London media fail to tell the real story that families and New Year revelers struggled to get home from the fireworks display and celebrations in central London, London Daily News correspondent John Kennedy gives the real story on New Years eve in London.
By John Kennedy
Yes the fireworks may well have been fantastic and certainly the message given to Londoners by our Mayor was positive but when it comes to transport this city fails its citizens. I like many taxi-cab drivers worked New Years eve only to experience yet again road blocks at every major junction denying yet again London taxi-cabs the right to “ply for hire” and pick up customers who wished to get home safely by Taxi-cab.

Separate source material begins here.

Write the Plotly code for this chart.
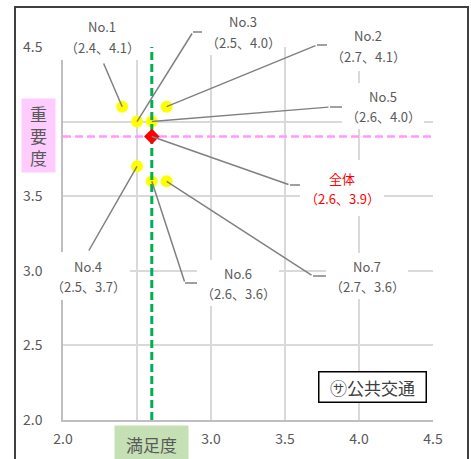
import plotly.graph_objs as go

# data
names = ['No.1', 'No.2', 'No.3', 'No.4', 'No.5', 'No.6', 'No.7']
manzoku = [2.4, 2.7, 2.5, 2.5, 2.6, 2.6, 2.7]
juyo = [4.1, 4.1, 4.0, 3.7, 4.0, 3.6, 3.6]
all_name = '全体'
all_manzoku = 2.6
all_juyo = 3.9
x_ticks = [2.0, 2.5, 3.0, 3.5, 4.0, 4.5]
y_ticks = [2.0, 2.5, 3.0, 3.5, 4.0, 4.5]
x_ticktext = ['2.0', '', '3.0', '3.5', '4.0', '4.5']   # 2.5 sits under the axis title box
y_ticktext = ['2.0', '2.5', '3.0', '3.5', '', '4.5']   # 4.0 sits under the axis title box
category = '㋚公共交通'

# layout in pixels
W, H = 471, 459
L, R, T, B = 63, 38, 47, 39
PW = W - L - R
PH = H - T - B
X0, X1 = 2.0, 4.5
Y0, Y1 = 2.0, 4.5


def dx(px):
    return X0 + (px - L) / PW * (X1 - X0)


def dy(py):
    return Y0 + (T + PH - py) / PH * (Y1 - Y0)


def qx(px):
    return (px - L) / PW


def qy(py):
    return (T + PH - py) / PH


# label centre, box size and leader bends (pixels)
label_pos = {
    'No.1': (102, 37, 84, 46, [(103, 62)]),
    'No.2': (368, 46, 82, 50, [(317, 45), (328, 45)]),
    'No.3': (243, 32, 82, 46, [(193, 32), (203, 32)]),
    'No.4': (88, 276, 84, 48, [(88, 252)]),
    'No.5': (383, 106, 82, 46, [(330, 107), (342, 107)]),
    'No.6': (238, 283, 82, 46, [(185, 283), (197, 283)]),
    'No.7': (367, 276, 82, 46, [(313, 276), (327, 276)]),
    '全体': (342, 188, 84, 56, [(290, 185), (300, 185)]),
}

font = 'Noto Sans CJK JP'
gray = '#595959'
lead = '#808080'

fig = go.Figure()

fig.add_trace(go.Scatter(x=manzoku, y=juyo, mode='markers',
                         marker=dict(color='#ffff00', size=12), hoverinfo='skip'))

# average lines
fig.add_trace(go.Scatter(x=[all_manzoku, all_manzoku], y=[Y0, Y1], mode='lines',
                         line=dict(color='#00b050', width=3, dash='8px,4px')))
fig.add_trace(go.Scatter(x=[X0, X1], y=[all_juyo, all_juyo], mode='lines',
                         line=dict(color='#ff99ff', width=2.5, dash='8px,4px')))

fig.add_trace(go.Scatter(x=[all_manzoku], y=[all_juyo], mode='markers',
                         marker=dict(color='#ff0000', size=12, symbol='diamond')))

pts = list(zip(names, manzoku, juyo)) + [(all_name, all_manzoku, all_juyo)]

annotations = []
shapes = []
for n, xv, yv in pts:
    cx, cy, bw, bh, bends = label_pos[n]
    # leader from the point to the first bend
    annotations.append(dict(x=xv, y=yv, xref='x', yref='y', axref='x', ayref='y',
                            ax=dx(bends[0][0]), ay=dy(bends[0][1]), text='', showarrow=True,
                            arrowhead=0, arrowwidth=1.5, arrowcolor=lead, standoff=0, startstandoff=0))
    for p0, p1 in zip(bends[:-1], bends[1:]):
        shapes.append(dict(type='line', xref='paper', yref='paper', x0=qx(p0[0]), y0=qy(p0[1]),
                           x1=qx(p1[0]), y1=qy(p1[1]), line=dict(color=lead, width=1.5)))
    # white label box
    shapes.append(dict(type='rect', xref='paper', yref='paper', layer='above',
                       x0=qx(cx - bw / 2), x1=qx(cx + bw / 2), y0=qy(cy + bh / 2), y1=qy(cy - bh / 2),
                       fillcolor='white', line=dict(width=0)))
    col = '#ff0000' if n == all_name else gray
    annotations.append(dict(x=qx(cx), y=qy(cy - 10), xref='paper', yref='paper', showarrow=False,
                            xanchor='center', yanchor='middle',
                            text=n, font=dict(family=font, size=13, color=col)))
    annotations.append(dict(x=qx(cx), y=qy(cy + 10), xref='paper', yref='paper', showarrow=False,
                            xanchor='center', yanchor='middle',
                            text=f'（{xv:.1f}、{yv:.1f}）', font=dict(family=font, size=13, color=col)))

# axis titles
annotations.append(dict(x=qx(38.5), y=qy(135.5), xref='paper', yref='paper', showarrow=False,
                        xanchor='center', yanchor='middle',
                        text='重<br>要<br>度', font=dict(family=font, size=17, color=gray),
                        bgcolor='#ffccff', width=33, height=73, borderpad=0))
annotations.append(dict(x=qx(151.5), y=qy(444), xref='paper', yref='paper', showarrow=False,
                        xanchor='center', yanchor='middle',
                        text='満足度', font=dict(family=font, size=17, color=gray),
                        bgcolor='#c5e0b4', width=73, height=36, borderpad=0))
annotations.append(dict(x=qx(372), y=qy(387), xref='paper', yref='paper', showarrow=False,
                        xanchor='center', yanchor='middle',
                        text=category, font=dict(family=font, size=17, color='#404040'),
                        bgcolor='white', bordercolor='black', borderwidth=1.5,
                        width=106, height=29, borderpad=0))

# outer frame
shapes.append(dict(type='rect', xref='paper', yref='paper',
                   x0=qx(15), x1=qx(468), y0=qy(480), y1=qy(7),
                   line=dict(color='#404040', width=2), fillcolor='rgba(0,0,0,0)'))

fig.update_layout(width=W, height=H, margin=dict(l=L, r=R, t=T, b=B),
                  plot_bgcolor='white', paper_bgcolor='white', showlegend=False,
                  annotations=annotations, shapes=shapes)
fig.update_xaxes(range=[X0, X1], tickvals=x_ticks, ticktext=x_ticktext,
                 showgrid=True, gridcolor='#d9d9d9', gridwidth=1.5, zeroline=False,
                 showline=True, linecolor='#bfbfbf', linewidth=1.5,
                 ticks='outside', ticklen=5, tickcolor='rgba(0,0,0,0)',
                 tickfont=dict(family=font, size=14, color=gray))
fig.update_yaxes(range=[Y0, Y1], tickvals=y_ticks, ticktext=y_ticktext,
                 showgrid=True, gridcolor='#d9d9d9', gridwidth=1.5, zeroline=False,
                 showline=True, linecolor='#bfbfbf', linewidth=1.5,
                 ticks='outside', ticklen=16, tickcolor='rgba(0,0,0,0)',
                 tickfont=dict(family=font, size=14, color=gray))

fig.write_html("out.html", config={'displayModeBar': False},
               post_script="document.body.style.margin = '0';")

Park Lane southbound and Grosvenor Place northbound were turned into parking lots, traffic couldn’t move and I like many taxi-cab drivers gave up, for what is the point in trying to work if the work is in the central zone but the Police along with transport for London deny you access to streets and roads which would allow you to remove revellers from theses very streets and roads. After the same problem in 2007 I contacted a very senior individual at the Public Carriage Office and made a very simple request for a temporary taxi rank on the Mall which would have allowed revellers to assemble in a orderly fashion and taxi-cabs to gain access to the central zone via Constitution Hill but I was informed this was not to be case only days before Christmas 2008 ( yes it’s 2009 ).

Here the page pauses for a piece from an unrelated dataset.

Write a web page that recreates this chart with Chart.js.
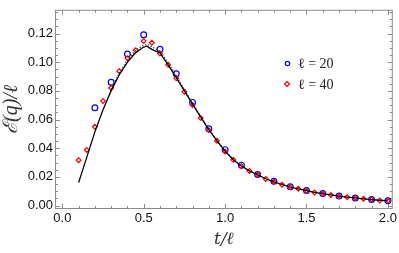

Something isn’t working within the corridors of power with the Metropolitan Police and transport for London, many people with children were left standing in the central zone at bus stops in freezing cold temperatures, I was called at 4.30 am by a colleague of mine to be informed that the Piccadilly east bound road block was still in place at 4.30 am. If this is true surely people should be informed by the Metropolitan Police and the Mayor’s office that you will not be able to hail a taxi-cab within the zone, you will find it may take you many hours to get home by bus or tube and you may need to consider walking a reasonable distance to find alternatives means of transport.

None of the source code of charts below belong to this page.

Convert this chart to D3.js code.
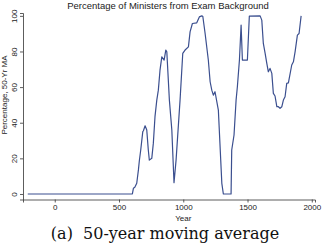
<!DOCTYPE html>
<html><head><meta charset="utf-8">
<script src="https://cdn.jsdelivr.net/npm/d3@7"></script>
<style>body{margin:0;background:#fff}svg{display:block}</style>
</head><body>
<script>
const years = [-210,604,612,623,638,651,658,669,685,690,703,716,728,736,755,767,780,794,806,819,833,851,864,872,892,911,928,944,975,996,1014,1040,1053,1071,1105,1125,1144,1152,1170,1195,1209,1222,1234,1247,1273,1300,1312,1372,1377,1395,1411,1421,1437,1450,1460,1499,1514,1598,1611,1623,1637,1650,1662,1675,1689,1701,1714,1728,1740,1753,1767,1779,1792,1805,1818,1844,1857,1870,1888,1901,1917];
const values = [0,0,3.2,3.8,6,13.5,18.5,24.7,35,35.5,38.3,35.9,24.7,19,20,28.4,43.4,52.7,58.3,69.5,77,75.2,80.8,79.8,52.7,35.9,6.3,19,52.7,78.9,80.8,82.6,91,95.7,96.1,99.4,100,99.8,90.1,75.2,63,58.3,55.5,57.4,47.1,6,0,0,24.7,33.1,52.7,60.2,75.2,94.8,75.2,75.2,99.8,100,97.6,84.5,78.9,73.3,68.6,70.5,67.7,56.5,55,49,49,48.1,49,52.7,54.6,62.1,62.4,72.4,74.2,79.8,89.2,90.1,100];
const xTicks = [0,500,1000,1500,2000];
const yTicks = [0,20,40,60,80,100];

const W=324,H=247;
const svg=d3.select("body").append("svg").attr("width",W).attr("height",H);
const x=d3.scaleLinear().domain([-247,2025]).range([23,315]);
const y=d3.scaleLinear().domain([-3.1,101.6]).range([199.5,13]);
const font="'Liberation Sans', Arial, sans-serif";

// x axis
const gx=svg.append("g").attr("transform","translate(0,199.5)")
  .call(d3.axisBottom(x).tickValues(xTicks).tickSize(3).tickPadding(2).tickFormat(d3.format("d")));
gx.selectAll("text").attr("font-family",font).attr("font-size","8px").attr("fill","#222");
gx.selectAll("line,path").attr("stroke","#333").attr("stroke-width",0.8);

// y axis
const gy=svg.append("g").attr("transform","translate(23,0)")
  .call(d3.axisLeft(y).tickValues(yTicks).tickSize(3).tickPadding(2));
gy.selectAll("line,path").attr("stroke","#333").attr("stroke-width",0.8);
gy.selectAll("text").attr("font-family",font).attr("font-size","8px").attr("fill","#222")
  .attr("text-anchor","middle").attr("x",0).attr("dy",0)
  .attr("transform","translate(-6,0) rotate(-90)");

// line
const line=d3.line().x((d,i)=>x(years[i])).y((d,i)=>y(values[i]));
svg.append("path").datum(values).attr("d",line).attr("fill","none")
  .attr("stroke","#3b4f8f").attr("stroke-width",1.2).attr("stroke-linejoin","round");

// titles
svg.append("text").attr("x",168).attr("y",9).attr("text-anchor","middle")
  .attr("font-family",font).attr("font-size","9.5px").attr("fill","#222")
  .text("Percentage of Ministers from Exam Background");
svg.append("text").attr("x",(x(0)+x(2000))/2).attr("y",221).attr("text-anchor","middle")
  .attr("font-family",font).attr("font-size","8px").attr("fill","#222").text("Year");
svg.append("text").attr("transform","translate(7,95) rotate(-90)").attr("text-anchor","middle")
  .attr("font-family",font).attr("font-size","8px").attr("fill","#222").text("Percentage, 50-Yr MA");
svg.append("text").attr("x",165).attr("y",239).attr("text-anchor","middle")
  .attr("font-family","'DejaVu Serif', 'Liberation Serif', serif").attr("font-size","16px").attr("fill","#111")
  .style("white-space","pre")
  .text("(a)  50-year moving average");
</script>
</body></html>
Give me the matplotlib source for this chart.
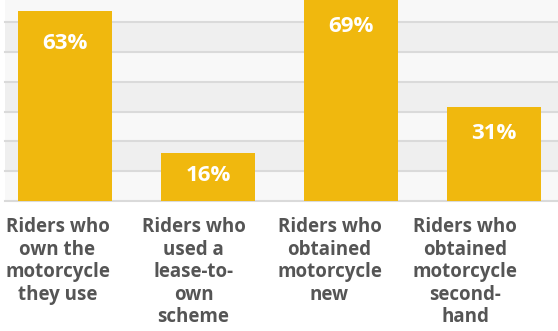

London is a world class city but its transport infrastructure is run in a shambolic fashion, too many buses creating congestion on many of its busiest routes, a underground service still in need of major repair and not advertising screens on escalators, price increases well above the rate of inflation because of the overspends of previous administrations and I’m afraid a transport authority still with little or no understanding of the London taxi trade. If I’m totally honest with you I never expected to get a temporary taxi-cab rank on the Mall, because the people who manage transport for London fail to understand that taxi-cab users have a voice, a voice it would appear they wish to ignore. However I’ll be contacting all these civil servants this year and will be asking them yet again for provision of temporary taxi ranks not just on the Mall, but on Millbank SW1, on Portland Place W1, Piccadilly, Fleet Street EC4 and Blackfriars Road SE1, because last night was the beginning of a new year, last night’s fireworks were fantastic but the journey home was awful for many revellers.
So if London “really is” a world class city it’s time for those in authority to make sensible decisions about all modes of transport and not hide behind ten minutes of fireworks and a mainstream media half asleep, oh mustn’t forget Happy New Year for 2009.